■ DATA BLOCK
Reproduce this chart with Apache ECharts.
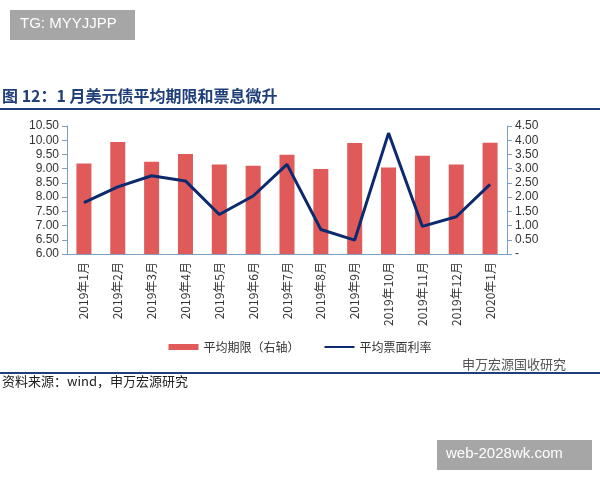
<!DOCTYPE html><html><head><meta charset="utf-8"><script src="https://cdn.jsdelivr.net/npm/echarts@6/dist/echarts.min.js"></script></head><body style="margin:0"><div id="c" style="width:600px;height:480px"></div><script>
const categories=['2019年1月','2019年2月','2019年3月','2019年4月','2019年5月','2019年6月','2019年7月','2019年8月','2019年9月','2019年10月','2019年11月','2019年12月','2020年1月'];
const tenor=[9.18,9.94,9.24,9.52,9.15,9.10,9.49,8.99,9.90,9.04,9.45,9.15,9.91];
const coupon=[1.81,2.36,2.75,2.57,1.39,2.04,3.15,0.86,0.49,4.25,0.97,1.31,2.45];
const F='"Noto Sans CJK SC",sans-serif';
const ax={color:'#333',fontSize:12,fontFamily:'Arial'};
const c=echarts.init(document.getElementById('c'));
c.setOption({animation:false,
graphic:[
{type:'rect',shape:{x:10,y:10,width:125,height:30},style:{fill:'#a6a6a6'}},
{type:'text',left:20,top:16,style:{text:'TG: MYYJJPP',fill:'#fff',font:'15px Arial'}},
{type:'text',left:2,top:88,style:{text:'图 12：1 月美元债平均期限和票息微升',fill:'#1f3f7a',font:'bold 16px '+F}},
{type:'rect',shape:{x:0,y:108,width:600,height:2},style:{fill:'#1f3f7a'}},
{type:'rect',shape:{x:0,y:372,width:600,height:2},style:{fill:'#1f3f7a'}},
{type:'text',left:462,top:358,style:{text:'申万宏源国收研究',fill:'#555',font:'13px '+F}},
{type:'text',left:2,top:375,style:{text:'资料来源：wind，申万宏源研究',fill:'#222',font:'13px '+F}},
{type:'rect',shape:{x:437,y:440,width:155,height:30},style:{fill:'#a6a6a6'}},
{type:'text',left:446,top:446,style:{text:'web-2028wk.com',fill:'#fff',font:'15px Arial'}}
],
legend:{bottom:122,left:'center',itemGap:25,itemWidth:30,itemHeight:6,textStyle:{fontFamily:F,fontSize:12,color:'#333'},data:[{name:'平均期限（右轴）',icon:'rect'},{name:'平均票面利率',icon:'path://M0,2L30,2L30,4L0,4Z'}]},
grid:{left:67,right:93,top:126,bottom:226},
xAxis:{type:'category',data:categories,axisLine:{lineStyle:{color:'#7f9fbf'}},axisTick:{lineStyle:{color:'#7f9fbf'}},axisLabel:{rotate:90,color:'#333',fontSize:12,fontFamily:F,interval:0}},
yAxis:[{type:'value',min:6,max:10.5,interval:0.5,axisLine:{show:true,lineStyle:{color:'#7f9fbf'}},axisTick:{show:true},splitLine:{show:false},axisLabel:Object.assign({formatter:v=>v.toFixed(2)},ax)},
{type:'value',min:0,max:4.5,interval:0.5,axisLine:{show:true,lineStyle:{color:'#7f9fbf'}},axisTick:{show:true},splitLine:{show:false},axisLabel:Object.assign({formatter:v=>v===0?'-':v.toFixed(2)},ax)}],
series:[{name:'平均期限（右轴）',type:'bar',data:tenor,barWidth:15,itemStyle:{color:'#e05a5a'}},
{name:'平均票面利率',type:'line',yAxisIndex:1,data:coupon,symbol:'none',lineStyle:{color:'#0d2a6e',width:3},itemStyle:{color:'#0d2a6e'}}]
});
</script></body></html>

■ WHAT IS EXPECTED
Leave the images out and output the remaining material exactly as it stands.

■ REPLY TO THE EXERCISE
Reproduce this chart with Apache ECharts.
<!DOCTYPE html><html><head><meta charset="utf-8"><script src="https://cdn.jsdelivr.net/npm/echarts@6/dist/echarts.min.js"></script></head><body style="margin:0"><div id="c" style="width:600px;height:480px"></div><script>
const categories=['2019年1月','2019年2月','2019年3月','2019年4月','2019年5月','2019年6月','2019年7月','2019年8月','2019年9月','2019年10月','2019年11月','2019年12月','2020年1月'];
const tenor=[9.18,9.94,9.24,9.52,9.15,9.10,9.49,8.99,9.90,9.04,9.45,9.15,9.91];
const coupon=[1.81,2.36,2.75,2.57,1.39,2.04,3.15,0.86,0.49,4.25,0.97,1.31,2.45];
const F='"Noto Sans CJK SC",sans-serif';
const ax={color:'#333',fontSize:12,fontFamily:'Arial'};
const c=echarts.init(document.getElementById('c'));
c.setOption({animation:false,
graphic:[
{type:'rect',shape:{x:10,y:10,width:125,height:30},style:{fill:'#a6a6a6'}},
{type:'text',left:20,top:16,style:{text:'TG: MYYJJPP',fill:'#fff',font:'15px Arial'}},
{type:'text',left:2,top:88,style:{text:'图 12：1 月美元债平均期限和票息微升',fill:'#1f3f7a',font:'bold 16px '+F}},
{type:'rect',shape:{x:0,y:108,width:600,height:2},style:{fill:'#1f3f7a'}},
{type:'rect',shape:{x:0,y:372,width:600,height:2},style:{fill:'#1f3f7a'}},
{type:'text',left:462,top:358,style:{text:'申万宏源国收研究',fill:'#555',font:'13px '+F}},
{type:'text',left:2,top:375,style:{text:'资料来源：wind，申万宏源研究',fill:'#222',font:'13px '+F}},
{type:'rect',shape:{x:437,y:440,width:155,height:30},style:{fill:'#a6a6a6'}},
{type:'text',left:446,top:446,style:{text:'web-2028wk.com',fill:'#fff',font:'15px Arial'}}
],
legend:{bottom:122,left:'center',itemGap:25,itemWidth:30,itemHeight:6,textStyle:{fontFamily:F,fontSize:12,color:'#333'},data:[{name:'平均期限（右轴）',icon:'rect'},{name:'平均票面利率',icon:'path://M0,2L30,2L30,4L0,4Z'}]},
grid:{left:67,right:93,top:126,bottom:226},
xAxis:{type:'category',data:categories,axisLine:{lineStyle:{color:'#7f9fbf'}},axisTick:{lineStyle:{color:'#7f9fbf'}},axisLabel:{rotate:90,color:'#333',fontSize:12,fontFamily:F,interval:0}},
yAxis:[{type:'value',min:6,max:10.5,interval:0.5,axisLine:{show:true,lineStyle:{color:'#7f9fbf'}},axisTick:{show:true},splitLine:{show:false},axisLabel:Object.assign({formatter:v=>v.toFixed(2)},ax)},
{type:'value',min:0,max:4.5,interval:0.5,axisLine:{show:true,lineStyle:{color:'#7f9fbf'}},axisTick:{show:true},splitLine:{show:false},axisLabel:Object.assign({formatter:v=>v===0?'-':v.toFixed(2)},ax)}],
series:[{name:'平均期限（右轴）',type:'bar',data:tenor,barWidth:15,itemStyle:{color:'#e05a5a'}},
{name:'平均票面利率',type:'line',yAxisIndex:1,data:coupon,symbol:'none',lineStyle:{color:'#0d2a6e',width:3},itemStyle:{color:'#0d2a6e'}}]
});
</script></body></html>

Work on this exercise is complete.